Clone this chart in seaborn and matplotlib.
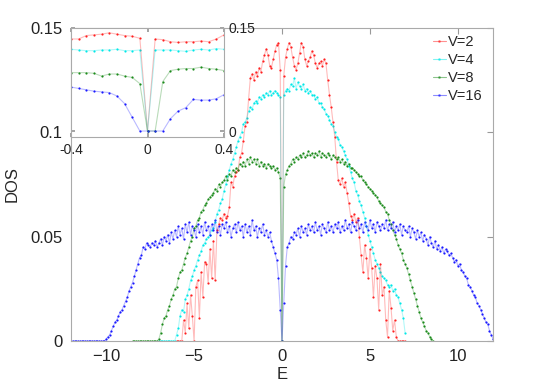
import numpy as np
import matplotlib
matplotlib.use("Agg")
import matplotlib.pyplot as plt
from matplotlib.lines import Line2D
import seaborn as sns

# DOS values in units of 1e-3, sampled every 0.1 in E
red_start = -6.0
red = [0, 0, 0, 0, 10, 4, 18, 6, 22, 12,
       0, 26, 29, 11, 33, 21, 38, 37, 28, 44,
       30, 48, 29, 53, 56, 59, 58, 61, 59, 60,
       64, 76, 74, 79, 81, 82, 88, 90, 96, 103,
       105, 116, 126, 128, 125, 129, 127, 131, 129, 134,
       137, 140, 137, 132, 131, 135, 139, 142, 143, 130,
       0,
       127, 136, 140, 143, 141, 136, 132, 130, 133, 138,
       143, 141, 135, 132, 134, 136, 139, 137, 133, 131,
       133, 134, 132, 135, 133, 125, 118, 112, 105, 98,
       86, 77, 75, 78, 74, 76, 71, 66, 60, 58,
       61, 57, 59, 50, 41, 33, 46, 40, 30, 44,
       35, 21, 36, 30, 15, 37, 22, 26, 10, 2,
       24, 16, 5, 10, 2, 0, 0, 0, 0, 0]

cyan_start = -7.0
cyan = [0, 0, 0, 0, 0, 0, 0, 0, 0, 0,
        3, 6, 12, 15, 14, 20, 22, 25, 29, 31,
        34, 36, 39, 41, 43, 46, 47, 49, 50, 51,
        53, 54, 57, 61, 63, 66, 68, 72, 75, 79,
        82, 85, 87, 90, 93, 96, 98, 100, 104, 105,
        107, 110, 112, 111, 114, 115, 114, 117, 116, 118,
        117, 119, 118, 120, 118, 119, 120, 119, 118, 117,
        0,
        118, 120, 121, 120, 123, 122, 126, 121, 124, 122,
        121, 123, 120, 121, 119, 120, 118, 118, 116, 117,
        114, 114, 112, 111, 109, 108, 106, 104, 103, 100,
        98, 97, 94, 93, 91, 89, 87, 84, 81, 78,
        76, 72, 70, 67, 65, 62, 59, 55, 51, 48,
        45, 42, 39, 37, 35, 33, 31, 30, 29, 27,
        26, 27, 24, 25, 22, 21, 18, 15, 11, 4]

green_start = -8.5
green = [0, 0, 0, 0, 0, 0, 0, 0, 0, 0, 0, 0, 0, 0, 0,
         1, 4, 8, 11, 12, 15, 17, 20, 22, 25,
         26, 30, 33, 34, 37, 40, 42, 45, 48, 50,
         54, 55, 58, 59, 62, 63, 65, 66, 68, 69,
         70, 71, 73, 72, 75, 74, 76, 77, 79, 77,
         80, 79, 82, 81, 83, 82, 85, 84, 86, 84,
         87, 85, 88, 86, 87, 85, 87, 84, 86, 84,
         85, 83, 85, 84, 83, 84, 82, 83, 81, 78,
         0,
         74, 80, 82, 84, 85, 87, 86, 88, 87, 89,
         88, 90, 88, 89, 91, 89, 90, 88, 90, 89,
         91, 88, 90, 89, 88, 90, 89, 87, 89, 88,
         87, 88, 86, 87, 85, 86, 84, 85, 83, 83,
         82, 81, 80, 79, 79, 77, 76, 75, 74, 73,
         72, 71, 70, 69, 67, 66, 65, 64, 62, 61,
         58, 56, 53, 51, 49, 46, 44, 42, 39, 37,
         35, 32, 29, 26, 23, 20, 17, 14, 11, 9,
         7, 5, 4, 2, 1, 0]

blue_start = -12.0
blue = [0, 0, 0, 0, 0, 0, 0, 0, 0, 0,
        0, 0, 0, 0, 0, 0, 0, 0, 0, 0,
        1, 2, 3, 5, 7, 9, 10, 12, 14, 15,
        17, 19, 21, 24, 26, 28, 31, 34, 37, 40,
        41, 45, 44, 47, 46, 45, 47, 46, 48, 45,
        47, 49, 46, 50, 48, 51, 47, 52, 49, 53,
        50, 55, 51, 54, 49, 56, 52, 57, 51, 55,
        53, 50, 56, 52, 55, 51, 57, 53, 55, 51,
        56, 53, 58, 52, 55, 51, 56, 54, 57, 52,
        55, 50, 54, 56, 52, 57, 53, 55, 50, 56,
        52, 55, 51, 58, 53, 55, 50, 54, 52, 56,
        51, 53, 50, 52, 48, 45, 42, 39, 30, 15,
        0,
        18, 36, 45, 47, 50, 49, 52, 51, 54, 50,
        55, 52, 54, 51, 56, 53, 55, 52, 57, 53,
        55, 51, 56, 54, 52, 57, 53, 55, 52, 56,
        54, 57, 52, 55, 53, 58, 54, 56, 52, 57,
        55, 53, 58, 54, 56, 52, 57, 55, 53, 58,
        54, 56, 52, 57, 55, 53, 56, 54, 58, 53,
        56, 54, 57, 52, 55, 53, 56, 51, 55, 53,
        52, 55, 50, 54, 52, 49, 53, 50, 52, 48,
        51, 49, 46, 50, 47, 45, 48, 44, 46, 43,
        45, 42, 44, 43, 41, 42, 40, 38, 39, 36,
        37, 34, 33, 31, 30, 27, 26, 24, 22, 21,
        18, 17, 15, 13, 11, 9, 8, 5, 3, 1]

# inset (zoom around E=0), step 0.04
inset_e = [-0.40, -0.36, -0.32, -0.28, -0.24, -0.20, -0.16, -0.12, -0.08, -0.04, 0.0,
           0.04, 0.08, 0.12, 0.16, 0.20, 0.24, 0.28, 0.32, 0.36, 0.40]
inset_red = [134, 134, 139, 140, 141, 143, 141, 139, 138, 135, 0,
             134, 133, 130, 129, 130, 130, 131, 130, 134, 140]
inset_cyan = [119, 118, 117, 117, 118, 118, 119, 117, 117, 118, 0,
              118, 118, 118, 117, 116, 118, 119, 118, 120, 119]
inset_green = [85, 85, 85, 84, 80, 83, 83, 80, 78, 69, 0,
               0, 72, 88, 90, 91, 91, 93, 91, 90, 88]
inset_blue = [64, 62, 60, 58, 57, 56, 51, 40, 20, 0, 0,
              0, 0, 18, 29, 34, 46, 45, 45, 47, 53]

labels = ["V=2", "V=4", "V=8", "V=16"]
colors = ["#ff2020", "#00e8e8", "#1a8a1a", "#1a1aff"]

sns.set_theme(style="white")
plt.rcParams["font.family"] = ["Liberation Sans", "DejaVu Sans"]
plt.rcParams["font.size"] = 10

fig = plt.figure(figsize=(5.45, 3.86), dpi=100)
W, H = 545, 386
ax = fig.add_axes([71 / W, 1 - 341 / H, (493 - 71) / W, (341 - 28) / H])

def e_grid(start, vals):
    return np.round(start + 0.1 * np.arange(len(vals)), 1)

series = [(red_start, red), (cyan_start, cyan), (green_start, green), (blue_start, blue)]
for (start, vals), c in zip(series, colors):
    x = e_grid(start, vals)
    y = np.array(vals) / 1000.0
    sns.lineplot(x=x, y=y, ax=ax, color=c, lw=0.8, alpha=0.3, sort=False)
    sns.scatterplot(x=x, y=y, ax=ax, color=c, s=2.5, linewidth=0)

ax.set_xlim(-12, 12)
ax.set_ylim(0, 0.15)
ax.set_xticks([-10, -5, 0, 5, 10])
ax.set_yticks([0, 0.05, 0.1, 0.15])
ax.set_yticklabels(["0", "0.05", "0.1", "0.15"])
ax.set_xlabel("E", fontsize=12, labelpad=2)
ax.set_ylabel("DOS", fontsize=12, labelpad=8)
ax.tick_params(direction="in", length=4, width=0.8, color="#999999",
               top=True, right=True, labelsize=12, pad=6, labelcolor="#222222")
for s in ax.spines.values():
    s.set_color("#aaaaaa")
    s.set_linewidth(0.8)

handles = [Line2D([0], [0], color=c, alpha=0.5, lw=0.8, marker=".", markersize=2,
                  markerfacecolor=c) for c in colors]
ax.legend(handles, labels, loc="upper left", bbox_to_anchor=(0.857, 0.978),
          frameon=False, fontsize=10.5, handlelength=0.9, handletextpad=0.15,
          labelspacing=0.28, borderpad=0, borderaxespad=0, numpoints=1)

# inset
axi = fig.add_axes([71 / W, 1 - 137 / H, (224 - 71) / W, (137 - 28) / H])
axi.set_facecolor("white")
for vals, c in zip([inset_red, inset_cyan, inset_green, inset_blue], colors):
    y = np.array(vals) / 1000.0
    sns.lineplot(x=inset_e, y=y, ax=axi, color=c, lw=0.8, alpha=0.3, sort=False)
    sns.scatterplot(x=inset_e, y=y, ax=axi, color=c, s=2.5, linewidth=0)
axi.set_xlim(-0.4, 0.4)
axi.set_ylim(-0.0087, 0.15)
axi.set_xticks([-0.4, 0, 0.4])
axi.set_xticklabels(["-0.4", "0", "0.4"])
axi.set_yticks([0, 0.15])
axi.set_yticklabels(["0", "0.15"])
axi.yaxis.tick_right()
axi.tick_params(axis="y", direction="in", length=3, left=True, right=True,
                labelsize=10, pad=3, color="#999999", labelcolor="#222222")
axi.tick_params(axis="x", direction="in", length=3, top=True, bottom=True,
                labelsize=10, pad=4, color="#999999", labelcolor="#222222")
axi.set_xlabel("")
axi.set_ylabel("")
for s in axi.spines.values():
    s.set_color("#aaaaaa")
    s.set_linewidth(0.8)

fig.savefig("out.png", dpi=100)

- **TASK PROMPT**
Return exactly what appears from the opening line of the material through the line with "import seaborn as sns", apart from the pictures.

- **CORRECT RESPONSE**
Clone this chart in seaborn and matplotlib.
import numpy as np
import matplotlib
matplotlib.use("Agg")
import matplotlib.pyplot as plt
from matplotlib.lines import Line2D
import seaborn as sns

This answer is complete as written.